More generally, Big Data architectures lead to a change in the collaborative approach of the various players. Whereas the Data Miner was confined to the end of the chain and was very rarely called upon upstream of projects, the Data Scientist will work from the start of the project with the Big Data architect, depending on the use case to be processed, on the best way to retrieve the data (API, JSON type files, real-time processing of a data stream, etc.). The Data Scientist will thus give his inputs according to the packages, libraries and algorithms he intends to use, the very use of these algorithms being conditioned by the volume of data.
There is therefore a governance dimension involved in the work of the data scientist, due to his or her unique ability within the datalake to cross-reference all of the company's transversal data. This raises questions about security, respect for and protection of private data, handling of sensitive data, etc. The Data Scientist will therefore have to work tomorrow with profiles such as the CISO (Information Systems Security Manager), but also the CDO (Chief Data Officer) who steers the strategy and ambition of the data within the organisation.

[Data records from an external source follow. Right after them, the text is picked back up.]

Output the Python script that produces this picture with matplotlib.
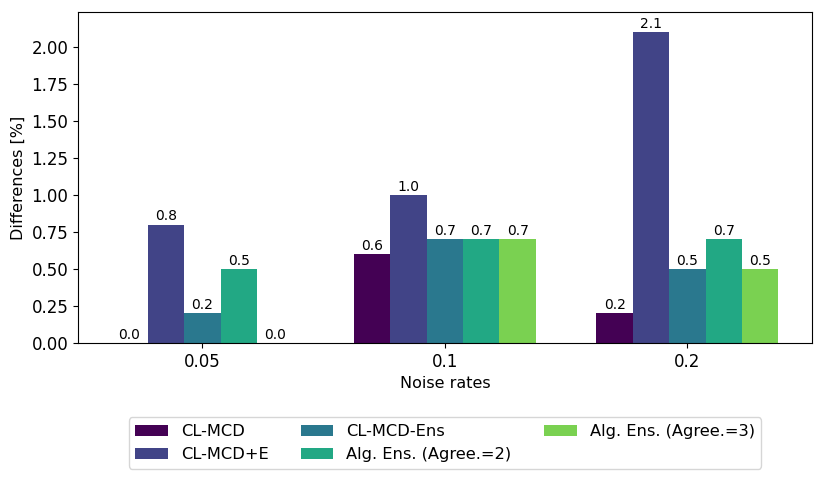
import numpy as np
import matplotlib
matplotlib.use("Agg")
import matplotlib.pyplot as plt

# 데이터
noise_rates = ["0.05", "0.1", "0.2"]
methods = ["CL-MCD", "CL-MCD+E", "CL-MCD-Ens",
           "Alg. Ens. (Agree.=2)", "Alg. Ens. (Agree.=3)"]
cl_mcd = [0.0, 0.6, 0.2]
cl_mcd_e = [0.8, 1.0, 2.1]
cl_mcd_ens = [0.2, 0.7, 0.5]
alg_ens_2 = [0.5, 0.7, 0.7]
alg_ens_3 = [0.0, 0.7, 0.5]
series = [cl_mcd, cl_mcd_e, cl_mcd_ens, alg_ens_2, alg_ens_3]

colors = ["#440154", "#414487", "#2a788e", "#22a884", "#7ad151"]

fig = plt.figure(figsize=(8.3, 4.98), dpi=100)
ax = fig.add_axes([0.094, 0.311, 0.884, 0.665])

x = np.arange(len(noise_rates))
width = 0.15
for i, (name, vals) in enumerate(zip(methods, series)):
    bars = ax.bar(x + (i - 2) * width, vals, width, label=name, color=colors[i])
    ax.bar_label(bars, labels=[f"{v:.1f}" for v in vals], fontsize=10, padding=1)

ax.set_xticks(x)
ax.set_xticklabels(noise_rates, fontsize=12)
ax.tick_params(axis="y", labelsize=12)
ax.set_ylim(0, 2.235)
ax.set_xlim(-0.5125, 2.5125)
ax.set_xlabel("Noise rates", fontsize=11.5)
ax.set_ylabel("Differences [%]", fontsize=11.5)

ax.legend(loc="upper center", bbox_to_anchor=(0.5, -0.2), ncol=3, fontsize=11.7)

fig.savefig("out.png", dpi=100)
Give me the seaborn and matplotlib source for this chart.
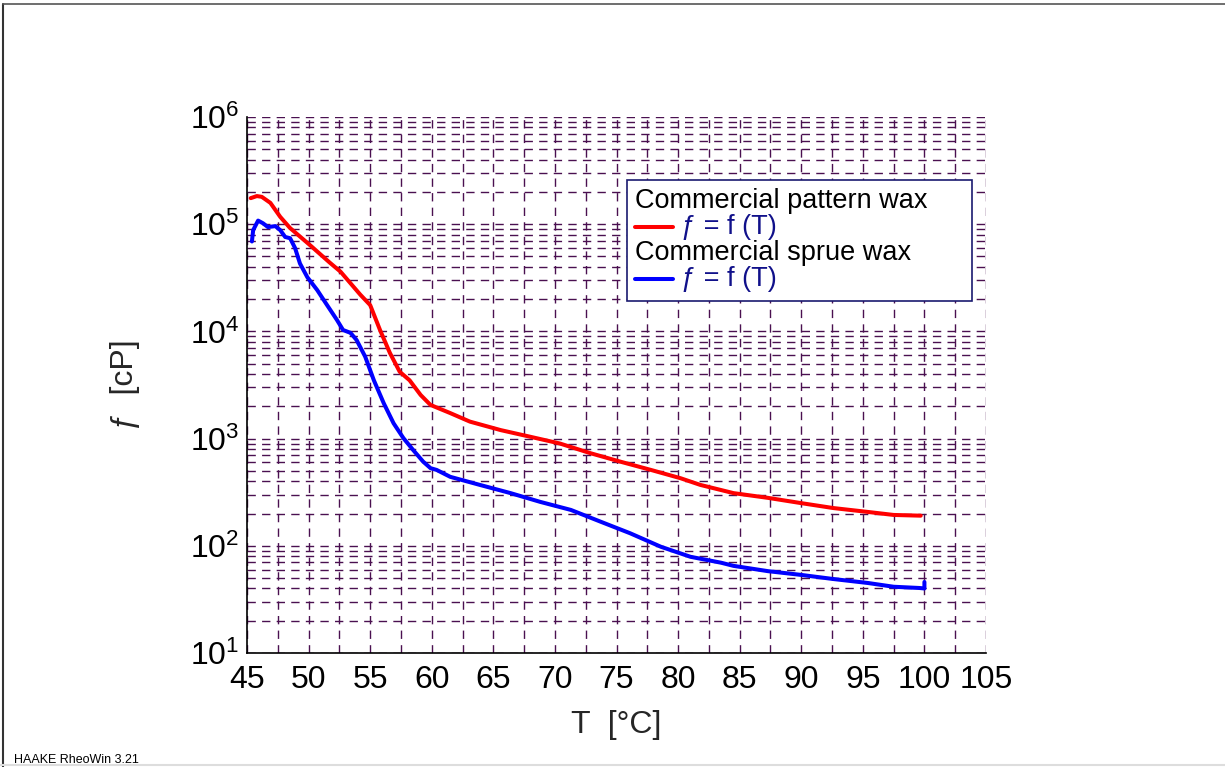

Due to Big Data, the computing power of new platforms and the need to deliver more and more predictions, prescriptions and relevant recommendations, some of them in real time, the intensification of the use of Data Science in machine learning mode in operational processes is inevitable. But machine learning means a black box, and predictive analysis means being limited to the spectrum of past events to influence and guide the future. And yet, companies will always need to understand, create and experiment with new offerings, strategies and devices.
Companies will therefore have to be proactive and make massive use of the "test and learn" approach. This is how the classic statistical approach and data science will enable them to measure and identify their new growth levers.